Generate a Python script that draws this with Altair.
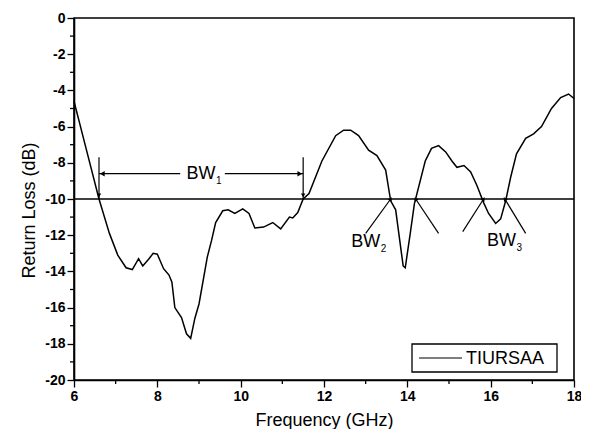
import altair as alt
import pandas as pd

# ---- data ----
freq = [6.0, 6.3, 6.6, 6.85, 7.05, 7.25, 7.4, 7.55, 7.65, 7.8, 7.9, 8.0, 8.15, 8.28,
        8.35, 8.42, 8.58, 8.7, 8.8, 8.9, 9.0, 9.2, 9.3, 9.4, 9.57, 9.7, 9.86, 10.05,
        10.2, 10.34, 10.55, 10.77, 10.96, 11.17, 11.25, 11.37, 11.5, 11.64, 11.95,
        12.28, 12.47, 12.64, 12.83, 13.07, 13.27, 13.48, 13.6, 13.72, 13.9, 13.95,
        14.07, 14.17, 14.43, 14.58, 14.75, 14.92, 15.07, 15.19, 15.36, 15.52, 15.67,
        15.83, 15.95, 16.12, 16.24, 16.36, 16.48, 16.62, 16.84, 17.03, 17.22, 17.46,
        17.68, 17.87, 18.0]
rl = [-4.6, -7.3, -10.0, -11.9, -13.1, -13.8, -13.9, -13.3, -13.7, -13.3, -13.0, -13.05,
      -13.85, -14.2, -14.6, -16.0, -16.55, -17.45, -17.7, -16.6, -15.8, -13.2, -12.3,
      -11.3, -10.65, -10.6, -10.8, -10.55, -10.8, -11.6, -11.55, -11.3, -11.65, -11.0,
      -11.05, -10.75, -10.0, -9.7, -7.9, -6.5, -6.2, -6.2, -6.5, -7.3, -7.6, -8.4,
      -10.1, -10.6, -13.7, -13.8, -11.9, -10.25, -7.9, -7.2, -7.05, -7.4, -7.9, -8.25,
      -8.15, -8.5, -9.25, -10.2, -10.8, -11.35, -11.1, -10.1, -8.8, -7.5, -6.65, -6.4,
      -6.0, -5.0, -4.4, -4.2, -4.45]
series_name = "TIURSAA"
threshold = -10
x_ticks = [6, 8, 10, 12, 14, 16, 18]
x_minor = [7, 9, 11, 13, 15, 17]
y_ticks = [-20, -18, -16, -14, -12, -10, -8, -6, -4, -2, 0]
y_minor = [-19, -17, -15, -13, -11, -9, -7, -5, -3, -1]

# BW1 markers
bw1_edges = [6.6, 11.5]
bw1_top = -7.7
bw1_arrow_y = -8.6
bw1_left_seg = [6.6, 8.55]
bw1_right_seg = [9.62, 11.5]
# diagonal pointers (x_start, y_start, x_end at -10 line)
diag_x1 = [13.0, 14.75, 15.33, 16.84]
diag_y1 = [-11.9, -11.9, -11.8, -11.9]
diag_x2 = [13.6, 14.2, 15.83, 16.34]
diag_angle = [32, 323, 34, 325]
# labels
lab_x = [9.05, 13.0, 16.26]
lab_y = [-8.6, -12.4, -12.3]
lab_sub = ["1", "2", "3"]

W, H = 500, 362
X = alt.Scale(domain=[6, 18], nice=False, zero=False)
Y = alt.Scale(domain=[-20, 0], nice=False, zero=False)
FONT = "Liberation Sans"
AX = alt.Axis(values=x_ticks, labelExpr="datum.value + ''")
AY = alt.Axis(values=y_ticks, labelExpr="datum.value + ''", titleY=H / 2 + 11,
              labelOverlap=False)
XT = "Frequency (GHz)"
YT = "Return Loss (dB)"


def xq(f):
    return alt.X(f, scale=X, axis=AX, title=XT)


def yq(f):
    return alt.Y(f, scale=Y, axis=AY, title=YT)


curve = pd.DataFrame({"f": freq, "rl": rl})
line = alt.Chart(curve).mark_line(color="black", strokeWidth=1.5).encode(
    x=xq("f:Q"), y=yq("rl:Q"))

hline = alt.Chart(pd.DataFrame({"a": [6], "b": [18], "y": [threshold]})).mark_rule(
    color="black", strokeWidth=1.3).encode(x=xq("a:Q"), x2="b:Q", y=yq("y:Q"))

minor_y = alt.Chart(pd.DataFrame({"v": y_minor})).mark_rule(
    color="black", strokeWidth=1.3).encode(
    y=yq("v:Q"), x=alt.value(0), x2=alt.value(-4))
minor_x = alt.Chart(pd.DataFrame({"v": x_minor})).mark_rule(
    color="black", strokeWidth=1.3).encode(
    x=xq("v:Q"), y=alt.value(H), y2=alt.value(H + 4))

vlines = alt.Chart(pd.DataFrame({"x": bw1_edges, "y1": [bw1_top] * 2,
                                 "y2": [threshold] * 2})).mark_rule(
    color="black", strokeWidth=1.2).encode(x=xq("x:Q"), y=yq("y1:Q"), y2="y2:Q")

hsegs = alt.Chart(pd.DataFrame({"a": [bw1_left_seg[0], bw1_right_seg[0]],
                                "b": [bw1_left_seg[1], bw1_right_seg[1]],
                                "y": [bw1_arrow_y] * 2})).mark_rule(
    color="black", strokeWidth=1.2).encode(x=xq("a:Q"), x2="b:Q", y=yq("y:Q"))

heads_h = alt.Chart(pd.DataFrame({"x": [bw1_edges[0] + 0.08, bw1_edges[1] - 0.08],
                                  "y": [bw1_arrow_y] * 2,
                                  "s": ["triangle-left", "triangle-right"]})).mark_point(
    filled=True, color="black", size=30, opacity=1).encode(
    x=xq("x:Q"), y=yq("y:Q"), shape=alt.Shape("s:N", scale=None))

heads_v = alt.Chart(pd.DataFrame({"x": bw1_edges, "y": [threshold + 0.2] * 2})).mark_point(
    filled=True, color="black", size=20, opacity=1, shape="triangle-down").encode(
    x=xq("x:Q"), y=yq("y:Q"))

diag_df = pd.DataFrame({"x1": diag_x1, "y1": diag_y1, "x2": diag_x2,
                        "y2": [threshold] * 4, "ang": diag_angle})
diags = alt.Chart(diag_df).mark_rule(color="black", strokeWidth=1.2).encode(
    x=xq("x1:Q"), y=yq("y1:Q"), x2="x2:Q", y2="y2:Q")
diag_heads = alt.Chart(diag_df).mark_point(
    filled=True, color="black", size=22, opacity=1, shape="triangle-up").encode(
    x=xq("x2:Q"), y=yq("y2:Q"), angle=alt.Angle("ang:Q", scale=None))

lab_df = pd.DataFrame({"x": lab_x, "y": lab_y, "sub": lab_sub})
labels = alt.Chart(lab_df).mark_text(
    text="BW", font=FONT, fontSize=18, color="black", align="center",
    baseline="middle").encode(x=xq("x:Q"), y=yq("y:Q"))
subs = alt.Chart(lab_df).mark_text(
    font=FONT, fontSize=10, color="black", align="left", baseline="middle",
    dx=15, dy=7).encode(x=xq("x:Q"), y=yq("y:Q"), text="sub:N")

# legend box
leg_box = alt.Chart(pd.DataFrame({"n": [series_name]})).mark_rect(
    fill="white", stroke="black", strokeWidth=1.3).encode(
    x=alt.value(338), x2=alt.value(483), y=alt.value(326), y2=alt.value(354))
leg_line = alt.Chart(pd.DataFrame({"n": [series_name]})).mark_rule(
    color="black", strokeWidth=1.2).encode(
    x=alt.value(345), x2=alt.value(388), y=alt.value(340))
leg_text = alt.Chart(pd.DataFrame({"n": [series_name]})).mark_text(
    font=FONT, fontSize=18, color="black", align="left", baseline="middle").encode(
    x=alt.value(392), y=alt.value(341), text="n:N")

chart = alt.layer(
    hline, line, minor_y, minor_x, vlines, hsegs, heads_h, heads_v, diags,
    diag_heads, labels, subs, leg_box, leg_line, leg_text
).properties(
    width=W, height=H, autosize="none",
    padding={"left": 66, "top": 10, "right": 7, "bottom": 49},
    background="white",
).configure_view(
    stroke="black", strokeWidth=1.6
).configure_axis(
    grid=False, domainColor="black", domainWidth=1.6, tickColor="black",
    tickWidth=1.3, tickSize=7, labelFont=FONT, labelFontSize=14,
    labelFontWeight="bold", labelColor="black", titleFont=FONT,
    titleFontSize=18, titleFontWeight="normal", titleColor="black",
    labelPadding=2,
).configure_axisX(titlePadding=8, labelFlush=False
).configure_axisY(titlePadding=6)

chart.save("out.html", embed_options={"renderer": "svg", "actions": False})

────────────────

WHAT IS NEEDED: Repeat, word for word and with no pictures, only the lines running from the beginning of the data to the line that contains "import pandas as pd".

TASK RESPONSE:
Generate a Python script that draws this with Altair.
import altair as alt
import pandas as pd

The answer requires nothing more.